The Concurrency with Python Series:

The Problem

Recently, I found myself needing to generate a great deal of randomized data (e.g. a CSV file with a billion non-trivial records), in order to run load/performance tests to ensure data ingestion through the ETL pipelines I developed ran correctly from static files to the database. Now, our products are quite fast. Very fast, actually; you can create a gigabyte-scale CSV export from a randomly generated table in seconds. So ultimately, data generation wasn't the performance bottleneck for me.

The bottleneck was the very ETL product I created. In its current form, it's slow to run and slow to test. If this ETL pipeline has to be a performance bottleneck in our product stack, it should at least try and be efficient in its use of system resources. It's not really trying at the moment. Ingestion through the default single-threaded Python paths I wrote were very slow in comparison to the one-off ETL tools this pipeline is intended to replace, and while there are significant performance benefits to integrating pyspark as an acceleration layer, it's not a bulletproof solution. It's not just calendar mismatches you need to worry about. Imagine debugging a deadlock that occurs in a JVM created by Python, with the learned knowledge that py4j, the Java to Python bridge used underneath pyspark, will cut off any logging output from log4j. You wouldn't even get proper logging output to get an idea of what's going on, assuming there is even enough logging in whatever dependencies the deadlock occurred in the first place. If it's a transient issue, you could just restart the run as a workaround, but in general restarting ETL runs is expensive because you may need to toss a lot of data or deduplicate it, and both waste a lot of time. In addition, with each concurrency model introduced, your options in unifying your concurrency models in a workable manner are reduced. If you wanted to implement concurrent ETL execution runs at the top-level interface, how would you inform pyspark that a Python-based ETL run to ingest GIS-specific data (whose logic can't be easily ported to pyspark) into the same database is occurring at the same time? A similar issue bedevils executing regression tests in parallel. I don't think you can parallelize regressions if you can't guarantee thread safety at the interface level, which I don't think our dependencies do.

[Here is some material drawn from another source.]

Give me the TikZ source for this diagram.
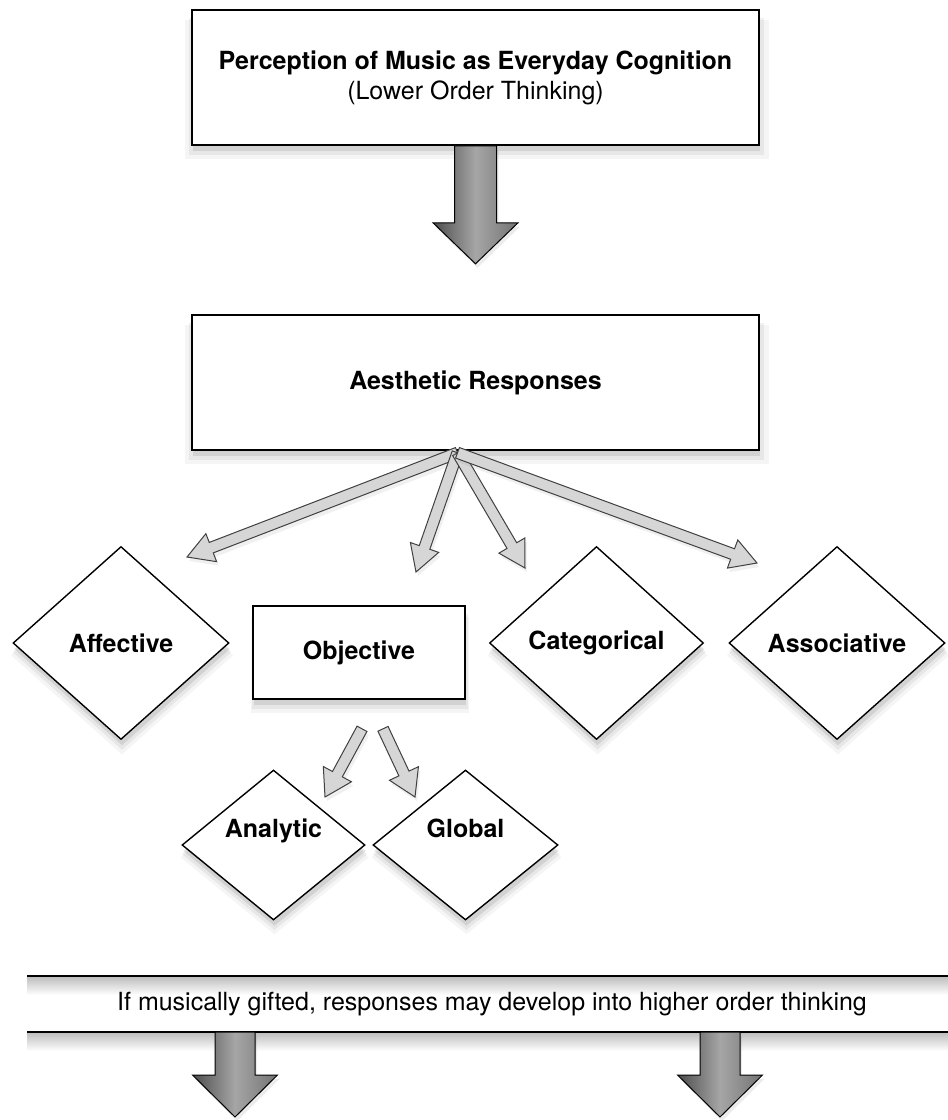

I guess what I'm trying to say is I have a lot of problems, and I don't have too much visibility into what an ideal solution would be. Because I have no background in understanding concurrency models -- any concurrency model, I don't know what I don't know in this domain.

This does give me something to purse, though. Now I have a problem I can solve.

I went ahead and purchased Paul Butcher's Seven Concurrency Models in Seven Weeks, and I'll try and communicate my learned understanding of each one in a series of blog posts.